Foreign Minister Makiko Tanaka said Friday she will return 50 percent of one month's salary, or 250,000 yen, to the government to take responsibility for the latest scandal involving a former ministry official in a fraud case.
The ministry on Thursday fired Akio Asakawa, 56, who handled logistics work for the Asia-Pacific Economic Cooperation forum in Osaka in 1995, after he was indicted for allegedly padding hotel bills and defrauding the government out of public money.
Tanaka receives 508,840 yen as salary and allowance as foreign minister. She also earns a monthly allowance of nearly 1.38 million yen as a Diet member.
"We must proceed with ministry reform and completely cut the root of money-related wrongdoing," Tanaka told a regular news conference in the morning.
She revealed that a pool of funds made through illicit means at each ministry section was found to total more than 20 million yen.
The ministry is now investigating those funds, which had long been used to pay for internal staff parties.

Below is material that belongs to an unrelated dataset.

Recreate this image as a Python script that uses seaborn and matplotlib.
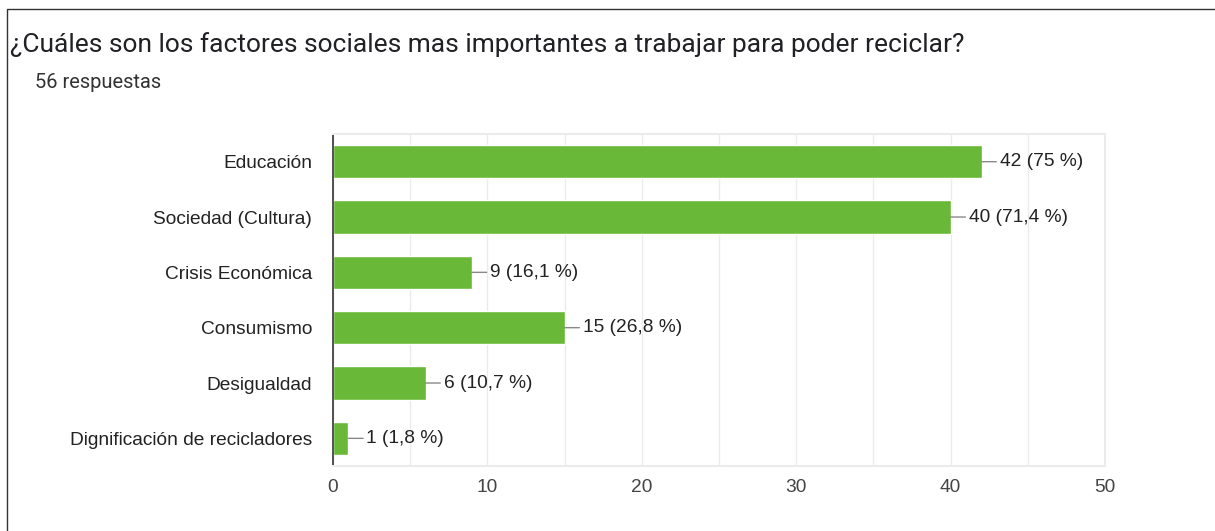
import matplotlib
matplotlib.use("Agg")
import matplotlib.pyplot as plt
import seaborn as sns
import pandas as pd

# Data
categories = ["Educación", "Sociedad (Cultura)", "Crisis Económica",
              "Consumismo", "Desigualdad", "Dignificación de recicladores"]
counts = [42, 40, 9, 15, 6, 1]
percents = ["75", "71,4", "16,1", "26,8", "10,7", "1,8"]
total = 56

title = "¿Cuáles son los factores sociales mas importantes a trabajar para poder reciclar?"
subtitle = f"{total} respuestas"

df = pd.DataFrame({"factor": categories, "n": counts})

sns.set_theme(style="white")
plt.rcParams["font.family"] = ["Liberation Sans", "DejaVu Sans"]

fig = plt.figure(figsize=(12.15, 5.31), dpi=100)
ax = fig.add_axes([0.274, 0.1224, 0.6355, 0.6252])

sns.barplot(data=df, x="n", y="factor", orient="h", color="#6ab837",
            width=0.6, saturation=1, ax=ax)

ax.set_xlim(0, 50)
ax.set_ylim(5.5, -0.5)
ax.set_xticks(range(0, 51, 10))
ax.set_xticks(range(0, 51, 5), minor=True)
ax.grid(axis="x", which="both", color="#ebebeb", linewidth=1)
ax.set_axisbelow(True)
ax.set_xlabel("")
ax.set_ylabel("")
ax.tick_params(axis="both", which="both", length=0, labelsize=13.8, colors="#222222")
ax.tick_params(axis="x", pad=9, colors="#444444")
ax.tick_params(axis="y", pad=15)

for side in ["top", "right", "bottom"]:
    ax.spines[side].set_color("#ebebeb")
    ax.spines[side].set_linewidth(1.5)
ax.spines["left"].set_color("#333333")
ax.spines["left"].set_linewidth(1.2)

for i, (n, p) in enumerate(zip(counts, percents)):
    ax.annotate(f"{n} ({p} %)", xy=(n, i), xytext=(13, 0),
                textcoords="offset points", ha="left", va="center",
                fontsize=13.8, color="#222222",
                arrowprops=dict(arrowstyle="-", color="#888888", lw=1,
                                shrinkA=0, shrinkB=0))

fig.text(10 / 1215, 1 - 45 / 531, title, fontsize=19, color="#202124",
         va="center", ha="left", family=["Roboto", "DejaVu Sans"])
fig.text(35 / 1215, 1 - 83 / 531, subtitle, fontsize=14.5, color="#333333",
         va="center", ha="left", family=["Roboto", "DejaVu Sans"])

# card border (left and top edges visible)
fig.add_artist(plt.Line2D([7 / 1215, 7 / 1215, 1.0], [0.0, 1 - 9 / 531, 1 - 9 / 531],
                          transform=fig.transFigure, color="#333333", linewidth=1))

fig.savefig("out.png", dpi=100, facecolor="white")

"(Senior officials) were telling me that they could pay back that amount, but it seems like there is more," Tanaka said.
Asakawa became the fifth official to be fired from the ministry this year for misuse of funds.
Auditors concerned
The Board of Audit has asked Prime Minister Junichiro Koizumi and Foreign Minister Makiko Tanaka to improve the government's handling of discretionary diplomatic funds in the wake of funds-misuse scandals linked to the so-called secret funds. The board submitted a report Thursday calling for the two to take steps to clearly delineate the roles of the Cabinet secretariat and the Foreign Ministry when paying for overseas prime ministerial trips, board officials said.
The board also called on the Cabinet secretariat to conduct regular in-house inspections into how the funds are being used, they added.
It is only the second time the audit board has made a request to the prime minister over an accounting issue. The first was in 1954.
The audit board may face public criticism for coming up with a report that fails to chart the flow of money from the Foreign Ministry to the Cabinet Secretariat.
The fraud was not detected because the payment was made from one of the most secret funds of the Cabinet Secretariat, the board said.